Yes, you most certainly can overclock a 930 to 3.5 GHz.
I myself have a 920 that I've overclocked to that same speed.
The source I used to help me overclock was x-bit labs excellent article on overclocking the 920. Read it all the way through, do everything it says, and you should be able to get to 3.5 GHz with no problems.
I (and the article I provided) suggest that you just go with a BCLK of 175, turn off turbo (to prevent any unintended increases) and have a slight overclock on the RAM to around 1400, and keep the voltage on 1.50. The article really has everything you need, just follow it exactly.
^ That works too. It's the fun of OCing to mix and match values to what you're happy with. I actually am currently running 177 base clock, so RAM at 1416 is a pretty decent RAM OC. At 178 base clock the RAM needs extra voltage. I managed to do it with turbo enabled too but then, on an i7 with hyperthreading you'll be getting pretty hot.

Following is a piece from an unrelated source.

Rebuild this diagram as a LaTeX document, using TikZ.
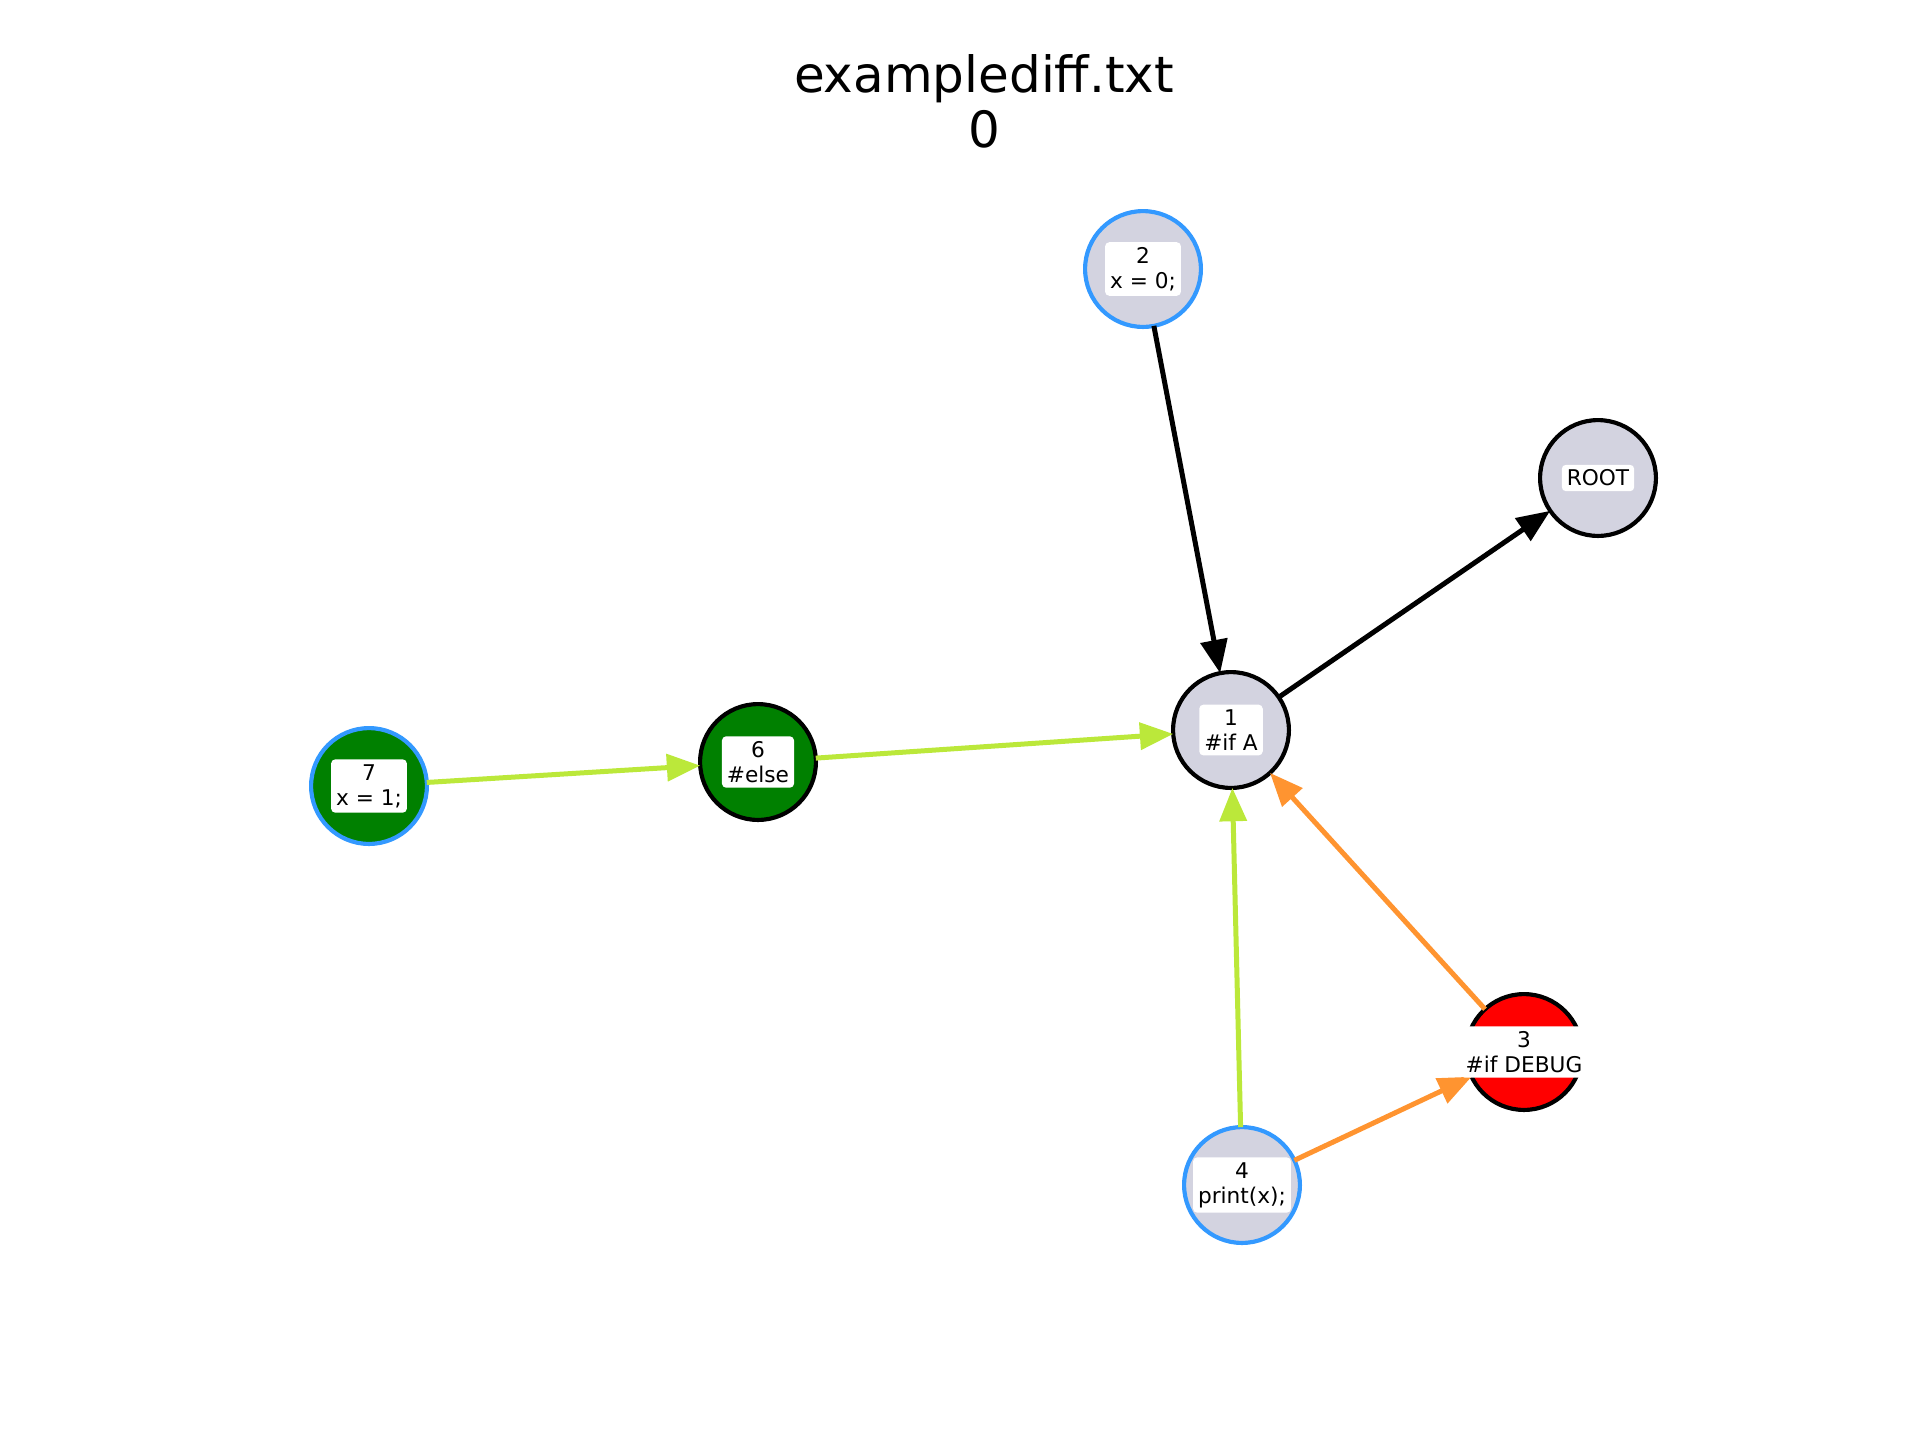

i see, thanks my friends, i have a corsair H50 cooling, ok rite??...i'm overclocking at 3.7 GHz right now, n what good is, it doing just fine!, thanks god, at idle the temp was 40-45 degrre, ok right??
Yes you can go to higher speed with the RAM. If you leave the voltage at whatever it's rated for, then just try to push it without having to increase the latency or voltage. Generally you can get around 1400mhz with 1333 RAM, and maybe by increasing the latency by 1 you can get 1600mhz. As an example, 1400mhz CL7 is around the same overall speed as 1600mhz CL8. But 1333mhz CL7 is slower than both.
I hope that's not too confusing. Just keep in mind that RAM speed actually plays a pretty insignificant role in overall performance.
Uh... well your RAM multipliers are 6, 8, and 10 so there's not that many options.
General RAM speeds to aim for would be 1400, 1600, or 1800 and for each of these the latency has to go up by 1 (you never stated what your RAM timings are, so let's assume 1333 CL7) it would be 1600 CL8 and 1800 CL9, but I don't know if you can achieve 1800 with your RAM...
It's fine if you're not pushing the thermal and electrical limits. By this I mean, Intel has documentation for their CPUs (so does AMD I'm sure) and they spec max temp and max voltages. Stay under those and generally it should be ok.